YRC Q1 EPS Beats, Operating Loss Improves

Shares of trucking company YRC Worldwide (YRCW) are down 3 cents, or 5%, at 58 cents after the company this morning reported a 29% drop in revenue, to $1.06 billion, missing the average $1.11 billion estimate, yielding a net loss per share of 33 cents, 15 cents better than expected.

YRC CEO Bill Zollars has promised to get the struggling freight hauler back to pre-tax profitability this quarter, and Q1 showed some signs of improvement in that direction. Adjusted Ebitda loss narrowed each month, from $27 million in January to $21 million in February to $5 million in March.

YRC’s total tons of freight hauled fell by 35% while revenue per hundredweight rose 0.4% including a fuel surcharge. The company’s volume rose in April from March, it said, both in national and regional freight hauling.

YRC has “stabilized its customer base,” said Zollars in the statement, and its “Regional companies have a lot of momentum.”

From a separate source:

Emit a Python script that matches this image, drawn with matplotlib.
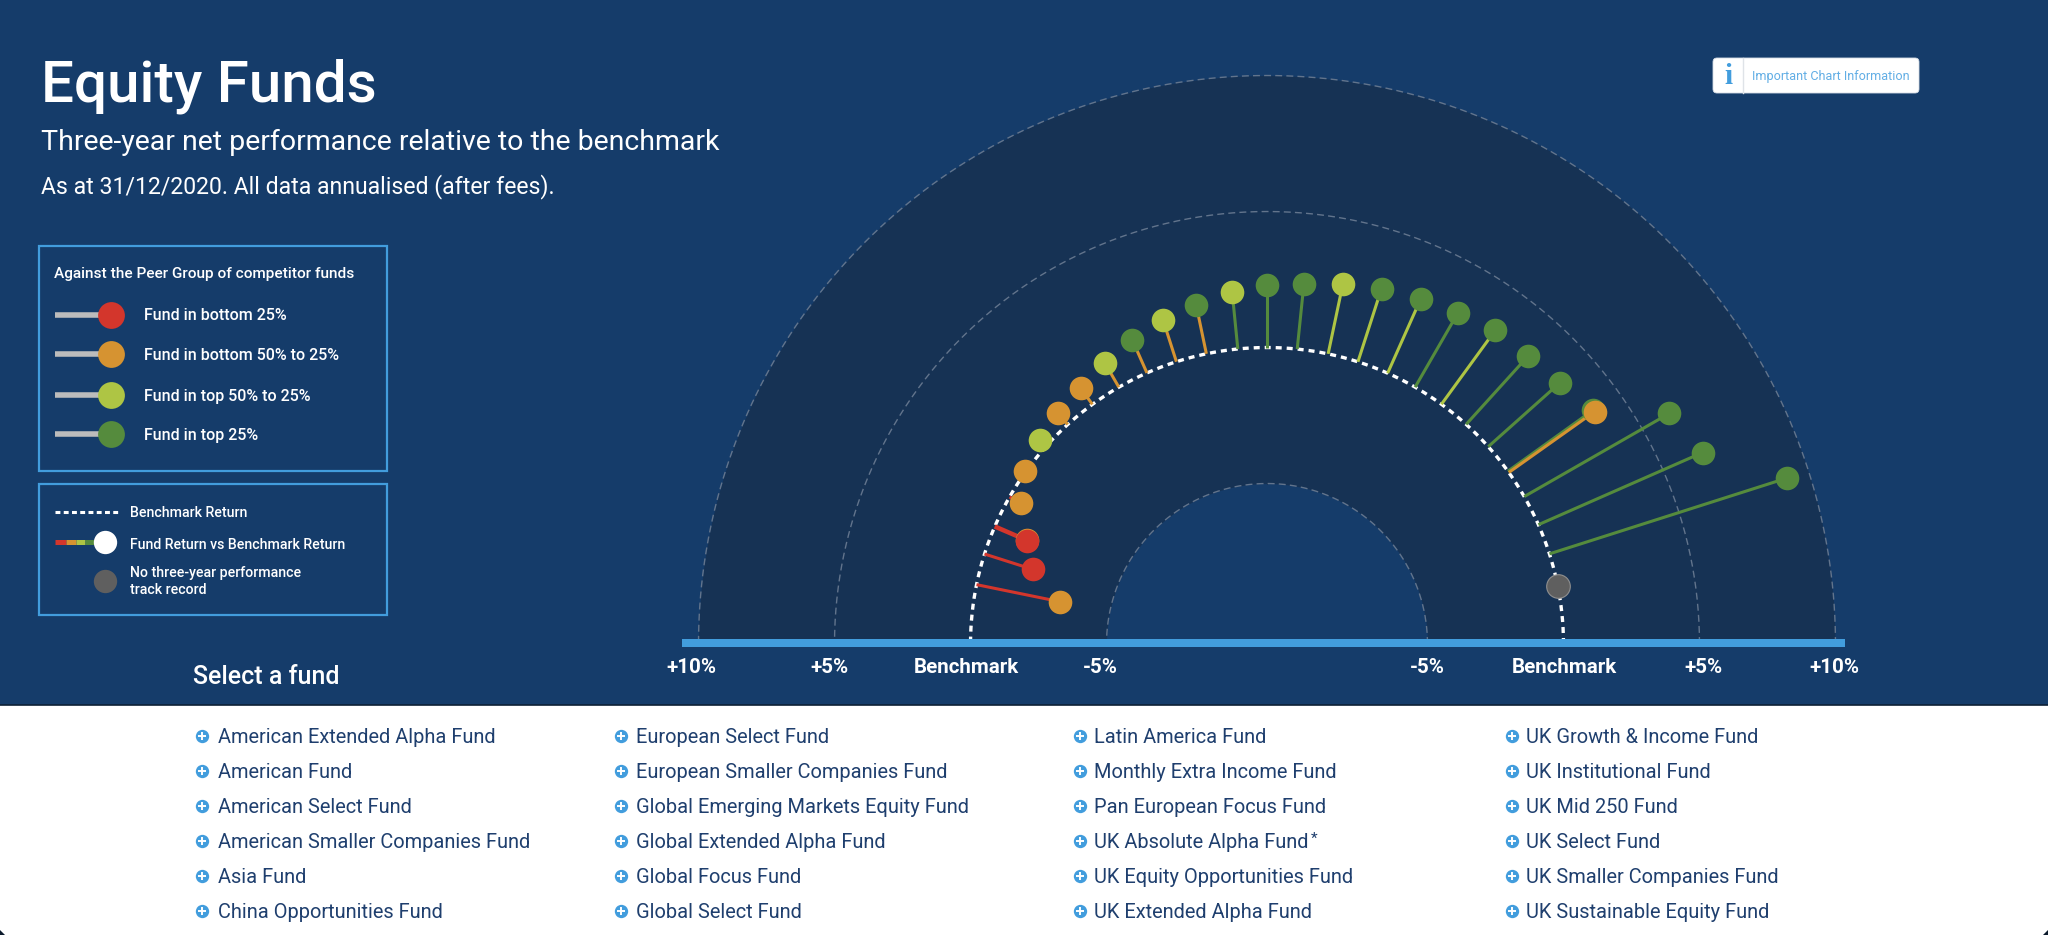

The company said it yesterday reset certain debt covenants, including a requirement to deliver $5 million in Ebitda this quarter, and $100 million cumulatively for Q2 through Q4, and to maintain $25 million in cash on the books.

YRC had $18 million in cash from operations during the quarter, leaving it with $130 million in cash and equivalents at the end of the quarter.